A Profitable Night in 1977
J.D. Souther taught Ronstadt the song on the same night she first heard “Poor Poor Pitiful Me.” They were deep in the Los Angeles songwriter community that circled the Eagles, Asylum Records, and Ronstadt’s own orbit — a world of late-night guitars and fast talk and tapes that, as she once recalled, sounded like R2D2.
Souther started playing “Blue Bayou” and Ronstadt fell instinctively into harmony. “I said, ‘I’m going to learn that,'” she told PopMatters. “That was a profitable night.” Glenn Frey of the Eagles was there too, also pushing the song on her. Her producer Peter Asher, meanwhile, had doubts — he worried it wasn’t commercial enough and asked for insurance. Ronstadt didn’t blink. She knew.
“If we disagree on something, I really re-examine it and if I still think I’m right, I go ahead. I knew it was a hit and it was the biggest single I’ve ever had.” — Linda Ronstadt, Playboy, 1980 She was right. The recording that emerged from those sessions is layered with something unusual — mandolin, marimba, a steel guitar solo by Dan Dugmore that sounds like sunlight on water.
Don Henley sang harmonies on the second chorus, along with Kenny Edwards on bass. Originally, Ronstadt had imagined doing it as a duet with Souther. She ended up singing it alone — and that decision, whatever its origins, was essential. The song needed one voice, singular and unshared. It needed to come from one chest, one memory, one longing that couldn’t be halved.
What changed in her version, emotionally, was the temperature. Orbison’s longing looks outward, toward the horizon, forward in time. Ronstadt’s looks inward, backward — toward something already lost rather than simply delayed. Where his voice floats above the landscape, hers is inside it, touching the reeds, feeling the warm mud of the bank underfoot.

She doesn’t sing about the bayou. She inhabits it. And because she inhabits it, so do you. The song’s famous restraint — that careful, unhurried way she lets the verses breathe, then gathers herself just enough to swell into the chorus without breaking it — reads less as technique than as honesty. She is not performing longing. She is reporting it from the inside.
By late 1977, Ronstadt was the most successful female artist in the country by nearly any measure.
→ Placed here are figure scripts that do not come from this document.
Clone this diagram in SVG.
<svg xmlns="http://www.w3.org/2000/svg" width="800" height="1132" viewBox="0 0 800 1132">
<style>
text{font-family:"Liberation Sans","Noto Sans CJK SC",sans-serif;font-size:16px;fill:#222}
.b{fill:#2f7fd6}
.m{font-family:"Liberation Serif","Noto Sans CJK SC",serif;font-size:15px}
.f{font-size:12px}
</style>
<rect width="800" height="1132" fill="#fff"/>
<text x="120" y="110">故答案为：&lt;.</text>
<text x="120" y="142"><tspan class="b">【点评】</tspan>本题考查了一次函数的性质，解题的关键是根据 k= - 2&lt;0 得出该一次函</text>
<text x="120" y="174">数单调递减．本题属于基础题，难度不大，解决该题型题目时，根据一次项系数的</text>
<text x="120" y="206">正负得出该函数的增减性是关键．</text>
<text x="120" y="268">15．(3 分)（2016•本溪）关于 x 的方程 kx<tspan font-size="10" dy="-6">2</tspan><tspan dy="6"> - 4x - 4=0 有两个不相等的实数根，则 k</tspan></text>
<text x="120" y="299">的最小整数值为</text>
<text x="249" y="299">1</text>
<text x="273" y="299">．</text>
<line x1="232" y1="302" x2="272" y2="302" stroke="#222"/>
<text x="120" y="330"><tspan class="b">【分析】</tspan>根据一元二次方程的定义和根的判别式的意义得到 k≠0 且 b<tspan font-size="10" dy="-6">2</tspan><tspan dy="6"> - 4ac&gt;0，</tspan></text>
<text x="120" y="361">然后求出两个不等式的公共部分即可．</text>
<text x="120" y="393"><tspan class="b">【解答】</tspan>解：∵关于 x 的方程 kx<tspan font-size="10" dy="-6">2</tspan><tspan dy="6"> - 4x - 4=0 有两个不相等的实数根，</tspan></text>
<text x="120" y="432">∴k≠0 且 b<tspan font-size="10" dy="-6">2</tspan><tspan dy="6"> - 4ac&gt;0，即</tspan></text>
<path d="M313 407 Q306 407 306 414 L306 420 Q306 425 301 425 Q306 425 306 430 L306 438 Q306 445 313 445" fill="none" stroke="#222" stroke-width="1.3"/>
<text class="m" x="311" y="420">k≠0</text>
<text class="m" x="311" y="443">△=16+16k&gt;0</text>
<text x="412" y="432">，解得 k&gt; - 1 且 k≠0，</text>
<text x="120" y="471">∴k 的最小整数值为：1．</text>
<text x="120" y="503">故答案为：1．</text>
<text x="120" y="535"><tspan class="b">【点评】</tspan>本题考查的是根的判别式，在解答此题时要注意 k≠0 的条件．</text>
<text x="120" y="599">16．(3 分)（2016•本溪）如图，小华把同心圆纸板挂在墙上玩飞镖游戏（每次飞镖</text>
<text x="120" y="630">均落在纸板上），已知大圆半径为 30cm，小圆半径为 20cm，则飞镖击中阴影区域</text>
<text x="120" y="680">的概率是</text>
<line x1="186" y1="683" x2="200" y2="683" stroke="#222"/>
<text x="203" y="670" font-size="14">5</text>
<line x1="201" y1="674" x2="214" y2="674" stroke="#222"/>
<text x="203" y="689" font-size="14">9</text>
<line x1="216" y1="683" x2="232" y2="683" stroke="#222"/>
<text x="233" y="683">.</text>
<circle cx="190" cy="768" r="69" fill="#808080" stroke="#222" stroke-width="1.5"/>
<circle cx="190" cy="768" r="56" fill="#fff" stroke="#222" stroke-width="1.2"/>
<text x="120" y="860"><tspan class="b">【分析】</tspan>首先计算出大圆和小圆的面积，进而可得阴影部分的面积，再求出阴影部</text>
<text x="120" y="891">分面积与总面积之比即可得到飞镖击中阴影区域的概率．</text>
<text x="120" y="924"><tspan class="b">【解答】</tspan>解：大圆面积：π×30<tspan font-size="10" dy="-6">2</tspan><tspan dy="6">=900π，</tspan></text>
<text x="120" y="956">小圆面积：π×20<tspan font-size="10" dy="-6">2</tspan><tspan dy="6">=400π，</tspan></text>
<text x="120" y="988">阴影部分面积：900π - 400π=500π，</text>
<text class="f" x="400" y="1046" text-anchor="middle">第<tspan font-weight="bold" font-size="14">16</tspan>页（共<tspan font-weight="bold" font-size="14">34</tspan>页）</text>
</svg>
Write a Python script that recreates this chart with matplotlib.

Simple Dreams had knocked Fleetwood Mac’s Rumours off the top of the Billboard 200 after nine weeks at No. 2. The album would eventually sell over three and a half million copies in the US alone, a record for a female artist at the time. “Blue Bayou” and “It’s So Easy” simultaneously occupied the Top 5 — a feat no female artist had pulled off, and a marker matched only by the Beatles in that era.
When she translated “Blue Bayou” into Spanish for a 1978 single — her father Gilbert Ronstadt did the translation — the song revealed something that had always been there: a border in the music, not just of genre but of inheritance. She had grown up in Arizona with Mexican corridos in her blood, folk and country and bolero all tangled together. “Blue Bayou,” whatever Orbison had written, arrived in her voice as something that also belonged to that tradition — the love song to a place you can no longer reach.